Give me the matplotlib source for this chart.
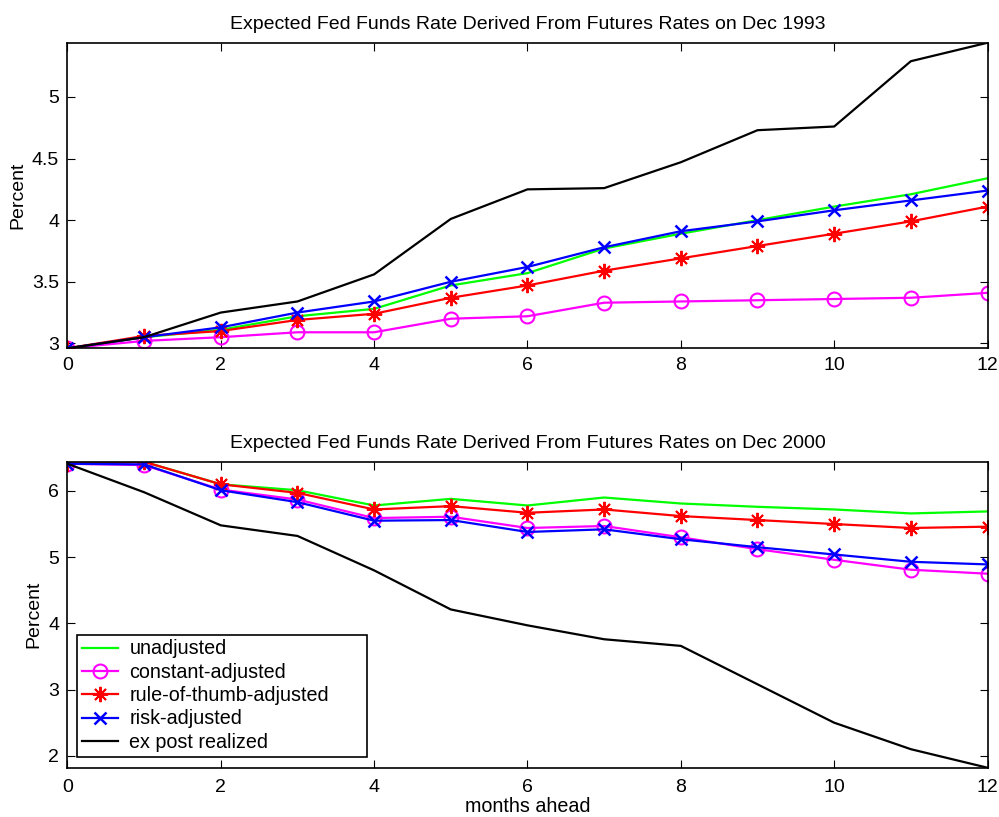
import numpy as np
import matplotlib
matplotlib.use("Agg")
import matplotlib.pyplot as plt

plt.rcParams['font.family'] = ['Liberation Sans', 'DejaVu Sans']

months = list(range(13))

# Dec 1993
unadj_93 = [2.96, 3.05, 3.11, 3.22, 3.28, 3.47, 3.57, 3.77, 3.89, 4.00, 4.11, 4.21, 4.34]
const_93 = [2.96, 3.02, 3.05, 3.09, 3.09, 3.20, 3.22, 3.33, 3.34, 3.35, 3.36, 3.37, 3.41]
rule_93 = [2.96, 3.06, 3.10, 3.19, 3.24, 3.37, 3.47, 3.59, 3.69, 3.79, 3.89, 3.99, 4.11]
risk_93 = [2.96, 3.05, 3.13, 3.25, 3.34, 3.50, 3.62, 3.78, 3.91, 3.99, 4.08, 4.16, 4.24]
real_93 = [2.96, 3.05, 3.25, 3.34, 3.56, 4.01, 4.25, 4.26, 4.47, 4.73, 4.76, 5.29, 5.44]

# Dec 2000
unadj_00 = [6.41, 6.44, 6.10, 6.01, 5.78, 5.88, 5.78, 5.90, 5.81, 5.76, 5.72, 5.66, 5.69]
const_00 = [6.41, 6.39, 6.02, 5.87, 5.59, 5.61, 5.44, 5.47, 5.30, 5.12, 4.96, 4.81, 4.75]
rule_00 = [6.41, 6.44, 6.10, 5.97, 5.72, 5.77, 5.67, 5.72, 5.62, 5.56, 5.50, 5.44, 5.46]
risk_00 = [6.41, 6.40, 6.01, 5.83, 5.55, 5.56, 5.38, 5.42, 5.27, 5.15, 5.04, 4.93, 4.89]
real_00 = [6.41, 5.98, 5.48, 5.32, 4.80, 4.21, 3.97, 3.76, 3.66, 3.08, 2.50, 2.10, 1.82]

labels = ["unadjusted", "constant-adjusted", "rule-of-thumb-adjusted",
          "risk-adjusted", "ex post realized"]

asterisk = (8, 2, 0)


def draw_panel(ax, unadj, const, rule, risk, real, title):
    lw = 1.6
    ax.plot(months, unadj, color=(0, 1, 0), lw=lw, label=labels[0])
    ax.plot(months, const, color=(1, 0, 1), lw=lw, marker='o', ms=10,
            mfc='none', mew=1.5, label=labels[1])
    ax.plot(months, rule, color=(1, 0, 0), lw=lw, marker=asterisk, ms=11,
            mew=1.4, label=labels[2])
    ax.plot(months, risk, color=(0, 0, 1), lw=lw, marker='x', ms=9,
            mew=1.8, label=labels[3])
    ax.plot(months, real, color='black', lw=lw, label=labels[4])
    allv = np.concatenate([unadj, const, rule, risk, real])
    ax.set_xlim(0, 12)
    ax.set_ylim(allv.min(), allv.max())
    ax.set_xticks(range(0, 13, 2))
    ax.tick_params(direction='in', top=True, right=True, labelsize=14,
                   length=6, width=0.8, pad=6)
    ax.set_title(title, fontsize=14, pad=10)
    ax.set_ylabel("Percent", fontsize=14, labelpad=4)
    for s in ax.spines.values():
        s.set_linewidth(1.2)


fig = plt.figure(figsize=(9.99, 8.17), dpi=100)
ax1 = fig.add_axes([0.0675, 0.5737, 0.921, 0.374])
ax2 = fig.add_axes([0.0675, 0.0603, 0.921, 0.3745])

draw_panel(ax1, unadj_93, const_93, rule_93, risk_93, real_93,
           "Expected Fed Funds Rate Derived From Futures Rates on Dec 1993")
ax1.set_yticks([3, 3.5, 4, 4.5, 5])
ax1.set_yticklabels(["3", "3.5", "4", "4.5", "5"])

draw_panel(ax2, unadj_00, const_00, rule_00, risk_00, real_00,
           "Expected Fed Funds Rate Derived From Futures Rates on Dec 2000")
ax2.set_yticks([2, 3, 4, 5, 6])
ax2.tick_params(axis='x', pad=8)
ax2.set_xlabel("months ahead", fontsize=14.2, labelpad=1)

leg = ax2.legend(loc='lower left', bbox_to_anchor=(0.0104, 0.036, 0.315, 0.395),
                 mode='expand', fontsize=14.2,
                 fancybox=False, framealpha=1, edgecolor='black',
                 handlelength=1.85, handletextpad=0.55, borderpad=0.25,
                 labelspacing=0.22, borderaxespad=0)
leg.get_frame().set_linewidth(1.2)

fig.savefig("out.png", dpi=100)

-=-=-=-=-

_Given exercise_
Give back the whole listing as it stands, minus its pictures.

_Finished exercise_
Give me the matplotlib source for this chart.
import numpy as np
import matplotlib
matplotlib.use("Agg")
import matplotlib.pyplot as plt

plt.rcParams['font.family'] = ['Liberation Sans', 'DejaVu Sans']

months = list(range(13))

# Dec 1993
unadj_93 = [2.96, 3.05, 3.11, 3.22, 3.28, 3.47, 3.57, 3.77, 3.89, 4.00, 4.11, 4.21, 4.34]
const_93 = [2.96, 3.02, 3.05, 3.09, 3.09, 3.20, 3.22, 3.33, 3.34, 3.35, 3.36, 3.37, 3.41]
rule_93 = [2.96, 3.06, 3.10, 3.19, 3.24, 3.37, 3.47, 3.59, 3.69, 3.79, 3.89, 3.99, 4.11]
risk_93 = [2.96, 3.05, 3.13, 3.25, 3.34, 3.50, 3.62, 3.78, 3.91, 3.99, 4.08, 4.16, 4.24]
real_93 = [2.96, 3.05, 3.25, 3.34, 3.56, 4.01, 4.25, 4.26, 4.47, 4.73, 4.76, 5.29, 5.44]

# Dec 2000
unadj_00 = [6.41, 6.44, 6.10, 6.01, 5.78, 5.88, 5.78, 5.90, 5.81, 5.76, 5.72, 5.66, 5.69]
const_00 = [6.41, 6.39, 6.02, 5.87, 5.59, 5.61, 5.44, 5.47, 5.30, 5.12, 4.96, 4.81, 4.75]
rule_00 = [6.41, 6.44, 6.10, 5.97, 5.72, 5.77, 5.67, 5.72, 5.62, 5.56, 5.50, 5.44, 5.46]
risk_00 = [6.41, 6.40, 6.01, 5.83, 5.55, 5.56, 5.38, 5.42, 5.27, 5.15, 5.04, 4.93, 4.89]
real_00 = [6.41, 5.98, 5.48, 5.32, 4.80, 4.21, 3.97, 3.76, 3.66, 3.08, 2.50, 2.10, 1.82]

labels = ["unadjusted", "constant-adjusted", "rule-of-thumb-adjusted",
          "risk-adjusted", "ex post realized"]

asterisk = (8, 2, 0)


def draw_panel(ax, unadj, const, rule, risk, real, title):
    lw = 1.6
    ax.plot(months, unadj, color=(0, 1, 0), lw=lw, label=labels[0])
    ax.plot(months, const, color=(1, 0, 1), lw=lw, marker='o', ms=10,
            mfc='none', mew=1.5, label=labels[1])
    ax.plot(months, rule, color=(1, 0, 0), lw=lw, marker=asterisk, ms=11,
            mew=1.4, label=labels[2])
    ax.plot(months, risk, color=(0, 0, 1), lw=lw, marker='x', ms=9,
            mew=1.8, label=labels[3])
    ax.plot(months, real, color='black', lw=lw, label=labels[4])
    allv = np.concatenate([unadj, const, rule, risk, real])
    ax.set_xlim(0, 12)
    ax.set_ylim(allv.min(), allv.max())
    ax.set_xticks(range(0, 13, 2))
    ax.tick_params(direction='in', top=True, right=True, labelsize=14,
                   length=6, width=0.8, pad=6)
    ax.set_title(title, fontsize=14, pad=10)
    ax.set_ylabel("Percent", fontsize=14, labelpad=4)
    for s in ax.spines.values():
        s.set_linewidth(1.2)


fig = plt.figure(figsize=(9.99, 8.17), dpi=100)
ax1 = fig.add_axes([0.0675, 0.5737, 0.921, 0.374])
ax2 = fig.add_axes([0.0675, 0.0603, 0.921, 0.3745])

draw_panel(ax1, unadj_93, const_93, rule_93, risk_93, real_93,
           "Expected Fed Funds Rate Derived From Futures Rates on Dec 1993")
ax1.set_yticks([3, 3.5, 4, 4.5, 5])
ax1.set_yticklabels(["3", "3.5", "4", "4.5", "5"])

draw_panel(ax2, unadj_00, const_00, rule_00, risk_00, real_00,
           "Expected Fed Funds Rate Derived From Futures Rates on Dec 2000")
ax2.set_yticks([2, 3, 4, 5, 6])
ax2.tick_params(axis='x', pad=8)
ax2.set_xlabel("months ahead", fontsize=14.2, labelpad=1)

leg = ax2.legend(loc='lower left', bbox_to_anchor=(0.0104, 0.036, 0.315, 0.395),
                 mode='expand', fontsize=14.2,
                 fancybox=False, framealpha=1, edgecolor='black',
                 handlelength=1.85, handletextpad=0.55, borderpad=0.25,
                 labelspacing=0.22, borderaxespad=0)
leg.get_frame().set_linewidth(1.2)

fig.savefig("out.png", dpi=100)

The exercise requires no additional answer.